Now me being the idiot I am, it was a month later before I made the appointment (don’t do this, go when you should people!) and I think it was because all of this worry was now over and for someone to say “everything is normal” is just what you want to hear. Anyway, after gaining back my period at the end of the month (March) I was relieved. However, after this two months passed again without a period and I was back to square one. The worrying and questioning came back. Menstrual pains were dominating but no period, and every day I would wake up hoping there was blood all over my bed sheets. Seriously I would have been jumping for joy. So me being, again an idiot. I decided to Google my symptoms and well it came up with various medical conditions that were quite minor, to premature ovarian failure to ovarian cancer.
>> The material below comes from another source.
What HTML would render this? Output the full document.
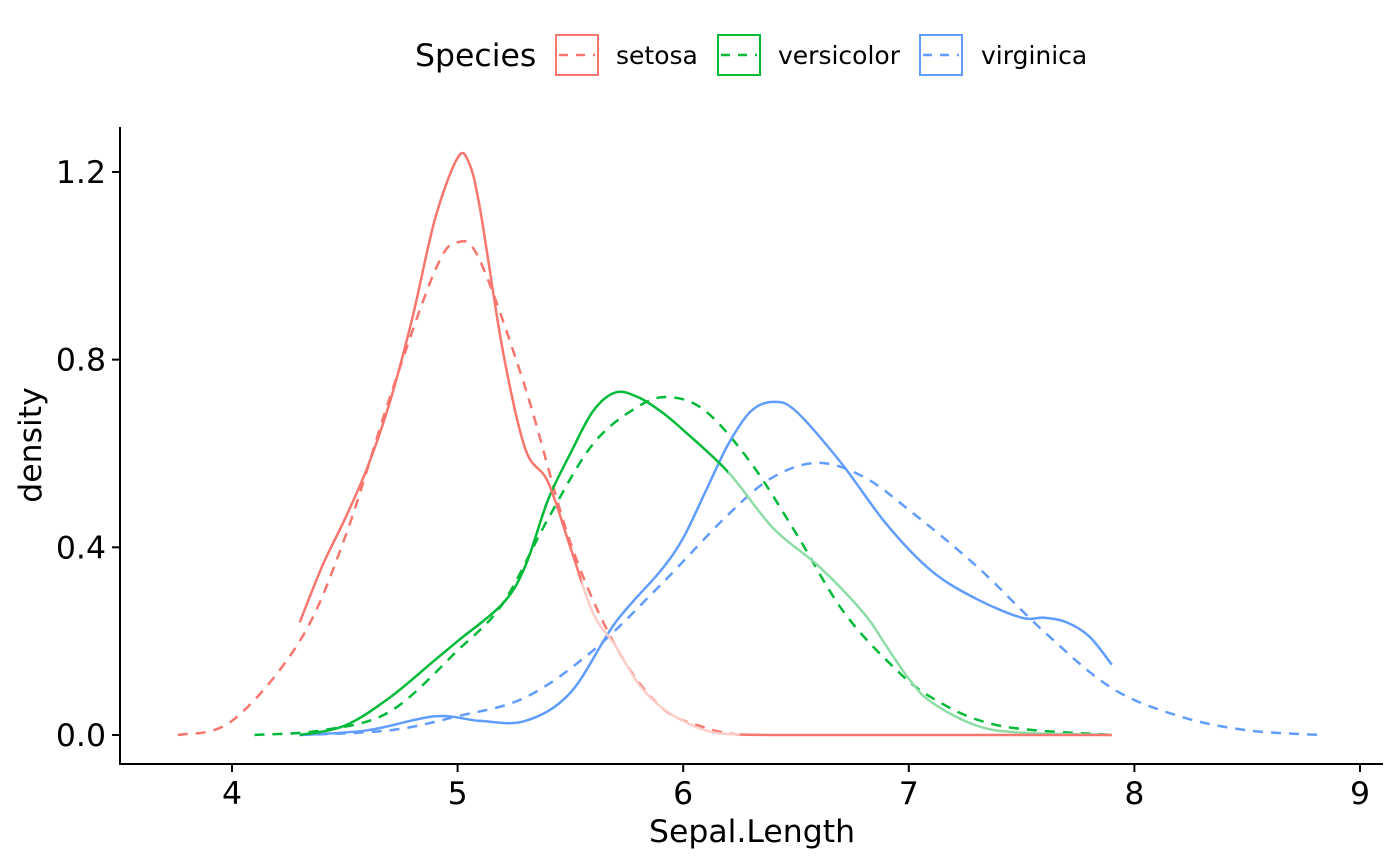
<!DOCTYPE html>
<html><head><meta charset="utf-8"><style>
html,body{margin:0;padding:0;background:#fff;}
svg{display:block;font-family:"DejaVu Sans","Liberation Sans",sans-serif;}
</style></head><body>
<svg id="chart" width="1400" height="866" viewBox="0 0 1400 866">
  <g id="legend">
    <text x="415" y="66" font-size="31.5">Species</text>
    <g>
      <rect x="556" y="35" width="42" height="40" fill="none" stroke="#F8766D" stroke-width="2"/>
      <line x1="559" y1="55" x2="595" y2="55" stroke="#F8766D" stroke-width="2.5" stroke-dasharray="9,8"/>
      <text x="616" y="64" font-size="25">setosa</text>
    </g>
    <g>
      <rect x="718" y="35" width="42" height="40" fill="none" stroke="#00BA38" stroke-width="2"/>
      <line x1="721" y1="55" x2="757" y2="55" stroke="#00BA38" stroke-width="2.5" stroke-dasharray="9,8"/>
      <text x="778" y="64" font-size="25">versicolor</text>
    </g>
    <g>
      <rect x="920" y="35" width="42" height="40" fill="none" stroke="#619CFF" stroke-width="2"/>
      <line x1="923" y1="55" x2="959" y2="55" stroke="#619CFF" stroke-width="2.5" stroke-dasharray="9,8"/>
      <text x="981" y="64" font-size="25">virginica</text>
    </g>
  </g>
  <g id="plot"></g>
  <g id="axes"></g>
  <text x="752" y="842" font-size="31.5" text-anchor="middle">Sepal.Length</text>
  <text transform="translate(41,445) rotate(-90)" font-size="31.5" text-anchor="middle">density</text>
</svg>
<script>
const xTicks = [4,5,6,7,8,9];
const yTicks = [0.0,0.4,0.8,1.2];
const yTickLabels = ["0.0","0.4","0.8","1.2"];
const setosaSolidX = [4.3,4.4,4.5,4.6,4.7,4.8,4.9,5.0,5.05,5.1,5.2,5.3,5.4,5.5,5.6,5.7,5.8,5.9,6.0,6.1,6.2,6.4,7.0,7.9];
const setosaSolidY = [0.24,0.36,0.46,0.57,0.71,0.89,1.10,1.23,1.22,1.12,0.82,0.61,0.54,0.40,0.26,0.19,0.11,0.06,0.03,0.01,0.002,0,0,0];
const setosaNormX = [3.76,4.0,4.3,4.5,4.7,4.9,5.0,5.1,5.3,5.5,5.7,5.9,6.1,6.25];
const setosaNormY = [0,0.03,0.2,0.42,0.72,0.99,1.05,1.01,0.74,0.41,0.19,0.06,0.015,0];
const versiSolidX = [4.3,4.5,4.7,4.9,5.0,5.2,5.3,5.4,5.5,5.6,5.7,5.8,5.9,6.0,6.2,6.4,6.6,6.8,6.9,7.0,7.1,7.3,7.5,7.9];
const versiSolidY = [0,0.02,0.08,0.16,0.2,0.28,0.36,0.5,0.6,0.69,0.73,0.72,0.69,0.65,0.56,0.44,0.36,0.26,0.19,0.12,0.07,0.02,0.005,0];
const versiNormX = [4.1,4.4,4.7,5.0,5.2,5.4,5.6,5.8,5.94,6.1,6.3,6.5,6.7,6.9,7.1,7.4,7.9];
const versiNormY = [0,0.01,0.05,0.18,0.28,0.46,0.62,0.70,0.72,0.69,0.58,0.43,0.27,0.16,0.08,0.02,0];
const virgSolidX = [4.3,4.6,4.9,5.1,5.3,5.5,5.7,5.9,6.0,6.1,6.2,6.3,6.4,6.5,6.7,6.9,7.1,7.3,7.5,7.6,7.7,7.8,7.9];
const virgSolidY = [0,0.01,0.04,0.03,0.03,0.09,0.24,0.35,0.42,0.52,0.62,0.69,0.71,0.69,0.58,0.45,0.35,0.29,0.25,0.25,0.24,0.21,0.15];
const virgNormX = [4.3,4.7,5.0,5.3,5.6,5.9,6.2,6.4,6.6,6.8,7.0,7.3,7.6,7.9,8.2,8.5,8.83];
const virgNormY = [0,0.01,0.04,0.08,0.18,0.32,0.47,0.55,0.58,0.55,0.48,0.36,0.22,0.1,0.04,0.01,0];

const NS="http://www.w3.org/2000/svg";
const xs = v => 232 + (v-4)*225.6;
const ys = v => 735 - v*469.2;
const plot=document.getElementById('plot'), axes=document.getElementById('axes'), svg=document.getElementById('chart');
function mk(t,a,p){const e=document.createElementNS(NS,t);for(const k in a)e.setAttribute(k,a[k]);(p||plot).appendChild(e);return e;}
function pathD(X,Y){
  const P=X.map((x,i)=>[xs(x),ys(Y[i])]);
  let d="M"+P[0][0]+","+P[0][1];
  for(let i=0;i<P.length-1;i++){
    const p0=P[Math.max(0,i-1)],p1=P[i],p2=P[i+1],p3=P[Math.min(P.length-1,i+2)];
    const c1=[p1[0]+(p2[0]-p0[0])/6,p1[1]+(p2[1]-p0[1])/6];
    const c2=[p2[0]-(p3[0]-p1[0])/6,p2[1]-(p3[1]-p1[1])/6];
    d+=" C"+c1[0]+","+c1[1]+" "+c2[0]+","+c2[1]+" "+p2[0]+","+p2[1];
  }
  return d;
}
const defs=mk('defs',{},svg);
function clip(id,x0,x1){const c=mk('clipPath',{id:id},defs);mk('rect',{x:xs(x0),y:0,width:xs(x1)-xs(x0),height:866},c);}
clip('sN1',3,5.55);clip('sF',5.55,6.25);clip('sN2',6.25,10);
clip('vN',3,6.2);clip('vF',6.2,7.9);
const lines=[
 [setosaNormX,setosaNormY,'#F8766D',true,null,'setosa-normal-line'],
 [versiNormX,versiNormY,'#00BA38',true,null,'versicolor-normal-line'],
 [virgNormX,virgNormY,'#619CFF',true,null,'virginica-normal-line'],
 [virgSolidX,virgSolidY,'#619CFF',false,null,'virginica-density-line'],
 [versiSolidX,versiSolidY,'#00BA38',false,'vN','versicolor-density-line'],
 [versiSolidX,versiSolidY,'#8EDDA6',false,'vF','versicolor-density-line-tail'],
 [setosaSolidX,setosaSolidY,'#F8766D',false,'sN1','setosa-density-line'],
 [setosaSolidX,setosaSolidY,'#FCCDC9',false,'sF','setosa-density-line-tail'],
 [setosaSolidX,setosaSolidY,'#F8766D',false,'sN2','setosa-density-line-zero'],
];
lines.forEach(L=>{
  const a={d:pathD(L[0],L[1]),fill:'none',stroke:L[2],'stroke-width':2.5};
  if(L[3])a['stroke-dasharray']='10,8';
  if(L[4])a['clip-path']='url(#'+L[4]+')';
  const e=mk('path',a);
  
  
});
mk('line',{x1:120,y1:127,x2:120,y2:765,stroke:'#000','stroke-width':2},axes);
mk('line',{x1:119,y1:764,x2:1383,y2:764,stroke:'#000','stroke-width':2},axes);
xTicks.forEach(t=>{
  mk('line',{x1:xs(t),y1:764,x2:xs(t),y2:772,stroke:'#000','stroke-width':2},axes);
  const e=mk('text',{x:xs(t),y:804,'font-size':31.5,'text-anchor':'middle',fill:'#000'},axes);
  e.textContent=t;
  
  
});
yTicks.forEach((t,i)=>{
  mk('line',{x1:112,y1:ys(t),x2:120,y2:ys(t),stroke:'#000','stroke-width':2},axes);
  const e=mk('text',{x:106,y:ys(t)+11,'font-size':31.5,'text-anchor':'end',fill:'#000'},axes);
  e.textContent=yTickLabels[i];
  
  
});
</script>
</body></html>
I made an appointment with my doctor. I promised myself from that day on that I wouldn’t let my health come second best to everything else, and I basically rolled off all of these possibilities of what could be wrong with me and I was pretty upset.
Well, I’m now on the pill. The doctor has told me it’s a trial to see whether it will regulate my periods and solve the issue, and if it doesn’t then I would need to go for more tests. So I’m praying that it won’t come to that, and my periods will become regular and won’t cause me anymore grief.
Below is the combined pill I have been prescribed, and I just want to point out here that you must NOT accept other people’s medication. Medication like this are for personal use, and are for that specific person not just anyone. So please keep this in mind because you could make yourself ill. I know some of you will be thinking “I’m not stupid,” well you’ll be surprised of how many people think this is okay to do. So just a kind reminder!
Phew, now this is most likely the longest post I have ever written, but what I wanted you to grasp from this post is that you shouldn’t ignore your health no matter how small it might be, just tell somebody! If it turns out there’s nothing wrong then that’s great, but it’s better to get the okay from a professional rather than your gut instinct or Google. I’ve told you what happened with me because I bottled it all up and it’s no picnic I can tell you, so please please please don’t leave things thinking it will all blow away. It won’t, it will keep digging at your brain, making you panic and unhappy. You will feel so relieved in telling someone and acting on the problem, I promise you!
I know this post got quite personal, but I wanted to write it for the sake of you guys who are/could go through the same situation as I went through, or even something similar. Sometimes knowing you’re not alone will make you feel better, and I’m more than happy to listen to you if you have any worries or concerns. I obviously can’t do an awful lot to help but I can try and make sense of what’s going on in your head and reassure you of what you can do next to make things better again.
*Note at the time of me being stressed out about possibly being pregnant, my then boyfriend pretty much tossed me aside, and it just proved to me how much looking after number one is important. If the person you’re with does this to you and gives you no support, then get rid. They don’t care about you. I am now with a guy who does genuinely care about me, and so it’s a happy ending after all!